Later, in May, 1863, Browne and Richardson were trying to get to Union troops riding on a hay barge down the Mississippi, past the Confederate batteries at Vicksburg. After shells hit their vessel, the two journalists abandoned ship, floating on hay bales.
Confederate sentries spotted that peculiarity, and rowed out to intercept them. The reporters weren’t armed, and didn’t put up much of a fight, assuming they’d be released as non-combatants. But Horace Greeley’s New York Tribune may have been the most hated newspaper in the South. They were imprisoned as if they were captured soldiers.
They first got dumped at notorious Libby Prison in Richmond. Conditions were severe in the overcrowded camp, where food and medicine was scarce. At Libby they first met East Tennessee Unionists, some of them civilians accused of helping Lincoln’s cause.
After four months at Libby, then five months at the nearby tobacco warehouse known as Castle Thunder, they were put on a train south, to the prison at Salisbury, N.C., which was, by contrast, luxurious, with an actual yard, at least until it got crowded, too. At that point Browne characteristically compared it to Dante’s Inferno—the main difference being, Browne wrote, that at Salisbury, death offered a way out. More than 1,000 died there. They witnessed an attempted prison break turn into a bloody failure.
The journalists volunteered to work as “amateur doctors” for the many sick and wounded, and developed some familiarity with the guards. In December, 1864, they just walked out. They traveled at night,
After a couple of weeks of furtive hiking through central North Carolina, they encountered the guerrillas—”bushwhackers”—semi-friendly murderers who advised them not to stop for the winter, not to try to get all the way to Knoxville.
Chapter 19 is called “No One Ever Reaches There.” The feral bushwhackers’ warning that everyone who tries to get to Knoxville is murdered was only a slight exaggeration. Of 70 prisoners who had escaped from Salisbury, bound for Knoxville, only five had made it alive.
The reporters encountered Confederate deserters, who became allies under the circumstances, guided by various strangers including friendly slaves, a secret organization called the Heroes of America, an 11-year-old boy—and later, in Upper East Tennessee, a mysterious teenage girl named Melvina. It’s a story that might seem too much of a stretch for fiction, though much of it will remind you of the novel Cold Mountain, along some of the same geography.
The book offers little description of their desperate objective. In early 1865, Knoxville was a city of 6,000 in a county of about 25,000. City’s a relative term, but considering those 6,000 lived downtown, more or less, it could seem cityish at times. A little more than a year after breaking the Confederate siege, it was mainly a city under occupation, still surrounded by earthworks, and crowded with black and white soldiers, both, all in blue uniforms.

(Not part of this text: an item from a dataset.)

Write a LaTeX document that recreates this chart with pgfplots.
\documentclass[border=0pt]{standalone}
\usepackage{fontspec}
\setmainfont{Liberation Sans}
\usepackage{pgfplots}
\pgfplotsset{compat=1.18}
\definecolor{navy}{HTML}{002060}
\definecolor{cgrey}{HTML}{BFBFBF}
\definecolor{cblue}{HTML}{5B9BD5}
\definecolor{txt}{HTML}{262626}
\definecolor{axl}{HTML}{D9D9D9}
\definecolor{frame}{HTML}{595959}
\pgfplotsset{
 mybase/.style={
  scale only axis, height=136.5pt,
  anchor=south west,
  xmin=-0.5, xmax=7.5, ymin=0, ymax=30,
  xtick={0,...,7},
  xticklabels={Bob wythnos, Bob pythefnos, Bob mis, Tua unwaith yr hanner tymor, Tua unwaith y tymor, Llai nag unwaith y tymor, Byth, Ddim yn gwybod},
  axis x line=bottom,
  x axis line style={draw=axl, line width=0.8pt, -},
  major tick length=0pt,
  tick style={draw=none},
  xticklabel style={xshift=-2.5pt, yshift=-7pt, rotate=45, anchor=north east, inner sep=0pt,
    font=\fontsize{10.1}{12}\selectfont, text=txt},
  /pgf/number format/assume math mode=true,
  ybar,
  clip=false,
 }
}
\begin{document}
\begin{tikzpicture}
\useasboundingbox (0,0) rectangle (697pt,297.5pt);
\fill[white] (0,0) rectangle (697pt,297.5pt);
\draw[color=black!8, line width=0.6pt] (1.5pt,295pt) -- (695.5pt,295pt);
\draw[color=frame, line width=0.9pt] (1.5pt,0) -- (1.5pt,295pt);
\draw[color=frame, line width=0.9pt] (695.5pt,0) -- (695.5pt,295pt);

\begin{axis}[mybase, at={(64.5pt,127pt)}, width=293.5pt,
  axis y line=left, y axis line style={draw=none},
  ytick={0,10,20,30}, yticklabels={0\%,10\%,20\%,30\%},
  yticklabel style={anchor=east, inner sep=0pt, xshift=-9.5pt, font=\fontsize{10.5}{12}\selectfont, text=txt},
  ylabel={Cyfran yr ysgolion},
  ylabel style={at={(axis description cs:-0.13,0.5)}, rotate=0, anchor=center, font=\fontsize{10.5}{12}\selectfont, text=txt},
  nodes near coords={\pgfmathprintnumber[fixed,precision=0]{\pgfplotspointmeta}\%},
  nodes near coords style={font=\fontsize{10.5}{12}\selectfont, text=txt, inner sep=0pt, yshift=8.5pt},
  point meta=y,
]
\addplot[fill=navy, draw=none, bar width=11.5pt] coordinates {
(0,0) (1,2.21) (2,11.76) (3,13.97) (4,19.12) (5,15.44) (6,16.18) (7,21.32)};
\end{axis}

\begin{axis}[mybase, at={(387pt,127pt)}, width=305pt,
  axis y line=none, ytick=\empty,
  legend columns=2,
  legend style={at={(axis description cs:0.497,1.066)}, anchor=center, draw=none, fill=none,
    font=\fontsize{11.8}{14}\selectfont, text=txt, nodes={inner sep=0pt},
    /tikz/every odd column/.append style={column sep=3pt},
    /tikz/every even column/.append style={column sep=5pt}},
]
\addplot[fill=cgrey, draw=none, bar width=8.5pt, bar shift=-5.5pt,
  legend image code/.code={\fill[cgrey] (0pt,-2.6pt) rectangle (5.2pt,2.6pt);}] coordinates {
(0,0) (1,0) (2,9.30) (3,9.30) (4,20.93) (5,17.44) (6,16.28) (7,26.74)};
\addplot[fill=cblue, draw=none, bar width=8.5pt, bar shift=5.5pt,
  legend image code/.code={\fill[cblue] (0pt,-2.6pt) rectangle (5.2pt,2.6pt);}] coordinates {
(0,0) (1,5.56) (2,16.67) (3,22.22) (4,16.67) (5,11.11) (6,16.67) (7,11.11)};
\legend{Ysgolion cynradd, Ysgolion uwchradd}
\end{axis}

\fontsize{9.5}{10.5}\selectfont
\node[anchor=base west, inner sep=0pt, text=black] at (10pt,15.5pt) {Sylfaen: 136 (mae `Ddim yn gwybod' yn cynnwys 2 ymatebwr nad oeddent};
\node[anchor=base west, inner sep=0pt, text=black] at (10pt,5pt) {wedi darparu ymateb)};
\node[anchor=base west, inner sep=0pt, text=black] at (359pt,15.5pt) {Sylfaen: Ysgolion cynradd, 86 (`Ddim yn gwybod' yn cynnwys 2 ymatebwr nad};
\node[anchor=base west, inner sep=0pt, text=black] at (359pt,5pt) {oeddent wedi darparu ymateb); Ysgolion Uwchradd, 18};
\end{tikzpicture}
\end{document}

It had a Unionist weekly, telegraph offices, barber shops, bakeries, saloons, and train service.
But in this story, Knoxville’s more an aspiration than a setting; their arrival in Strawberry Plains, which they regarded as a safely Unionist suburb of Knoxville, was more dramatic. Richardson wired the Tribune a message, a paraphrase from Tennyson’s familiar “Charge of the Light Brigade”: “Out of the jaws of Death; out of the mouth of Hell.”
It may seem remarkable that even as the war still raged in Virginia, they had to tarry in Knoxville only a day before boarding the next train to New York, albeit by a roundabout route via Cincinnati, where they were greeted as heroes.
After the war, both became well-known for their accounts of the adventure. But until this new revival of his wartime narrative, Richardson may have been best known for a high-profile romantic scandal, and for being shot to death, in 1869, by a jealous ex-husband, 60 hours after Richardson had married his murderer’s wife.
Author Peter Carlson will come all the way to Knoxville, himself, to make a signing visit at Union Ave Books on June 9. The street bore that name even before the Civil War. Junius and Albert likely welcomed the sight of it.